-- start Collected material --

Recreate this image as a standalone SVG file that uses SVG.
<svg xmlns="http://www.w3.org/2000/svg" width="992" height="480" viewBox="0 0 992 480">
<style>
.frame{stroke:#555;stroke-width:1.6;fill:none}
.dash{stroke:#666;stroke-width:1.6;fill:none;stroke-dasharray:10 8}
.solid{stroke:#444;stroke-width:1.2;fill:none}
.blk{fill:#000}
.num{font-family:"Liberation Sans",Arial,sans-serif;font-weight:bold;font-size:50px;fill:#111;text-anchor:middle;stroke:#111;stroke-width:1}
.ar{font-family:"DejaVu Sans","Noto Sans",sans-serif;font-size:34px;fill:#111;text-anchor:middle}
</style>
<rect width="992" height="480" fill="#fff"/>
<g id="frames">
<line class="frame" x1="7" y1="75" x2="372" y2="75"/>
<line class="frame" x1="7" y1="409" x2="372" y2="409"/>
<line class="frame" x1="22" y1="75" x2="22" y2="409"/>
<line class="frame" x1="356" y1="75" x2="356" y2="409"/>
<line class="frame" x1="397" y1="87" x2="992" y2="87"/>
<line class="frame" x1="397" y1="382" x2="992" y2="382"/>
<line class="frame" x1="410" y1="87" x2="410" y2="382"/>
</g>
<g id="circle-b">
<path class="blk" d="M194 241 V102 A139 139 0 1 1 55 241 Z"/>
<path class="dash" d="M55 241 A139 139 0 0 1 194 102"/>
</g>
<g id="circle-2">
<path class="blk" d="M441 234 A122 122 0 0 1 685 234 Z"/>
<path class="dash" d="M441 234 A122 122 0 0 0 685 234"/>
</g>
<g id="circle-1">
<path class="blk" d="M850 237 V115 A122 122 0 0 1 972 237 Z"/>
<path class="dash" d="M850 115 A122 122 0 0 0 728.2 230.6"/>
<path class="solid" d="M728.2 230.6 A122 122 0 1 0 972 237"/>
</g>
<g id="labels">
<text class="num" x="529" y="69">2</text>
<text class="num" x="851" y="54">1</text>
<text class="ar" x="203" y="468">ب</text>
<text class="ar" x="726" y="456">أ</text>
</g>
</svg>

-- end Collected material --

Direction —
All of the data needs to be printed once more, exactly.

Correct output —
Recreate this image as a standalone SVG file that uses SVG.
<svg xmlns="http://www.w3.org/2000/svg" width="992" height="480" viewBox="0 0 992 480">
<style>
.frame{stroke:#555;stroke-width:1.6;fill:none}
.dash{stroke:#666;stroke-width:1.6;fill:none;stroke-dasharray:10 8}
.solid{stroke:#444;stroke-width:1.2;fill:none}
.blk{fill:#000}
.num{font-family:"Liberation Sans",Arial,sans-serif;font-weight:bold;font-size:50px;fill:#111;text-anchor:middle;stroke:#111;stroke-width:1}
.ar{font-family:"DejaVu Sans","Noto Sans",sans-serif;font-size:34px;fill:#111;text-anchor:middle}
</style>
<rect width="992" height="480" fill="#fff"/>
<g id="frames">
<line class="frame" x1="7" y1="75" x2="372" y2="75"/>
<line class="frame" x1="7" y1="409" x2="372" y2="409"/>
<line class="frame" x1="22" y1="75" x2="22" y2="409"/>
<line class="frame" x1="356" y1="75" x2="356" y2="409"/>
<line class="frame" x1="397" y1="87" x2="992" y2="87"/>
<line class="frame" x1="397" y1="382" x2="992" y2="382"/>
<line class="frame" x1="410" y1="87" x2="410" y2="382"/>
</g>
<g id="circle-b">
<path class="blk" d="M194 241 V102 A139 139 0 1 1 55 241 Z"/>
<path class="dash" d="M55 241 A139 139 0 0 1 194 102"/>
</g>
<g id="circle-2">
<path class="blk" d="M441 234 A122 122 0 0 1 685 234 Z"/>
<path class="dash" d="M441 234 A122 122 0 0 0 685 234"/>
</g>
<g id="circle-1">
<path class="blk" d="M850 237 V115 A122 122 0 0 1 972 237 Z"/>
<path class="dash" d="M850 115 A122 122 0 0 0 728.2 230.6"/>
<path class="solid" d="M728.2 230.6 A122 122 0 1 0 972 237"/>
</g>
<g id="labels">
<text class="num" x="529" y="69">2</text>
<text class="num" x="851" y="54">1</text>
<text class="ar" x="203" y="468">ب</text>
<text class="ar" x="726" y="456">أ</text>
</g>
</svg>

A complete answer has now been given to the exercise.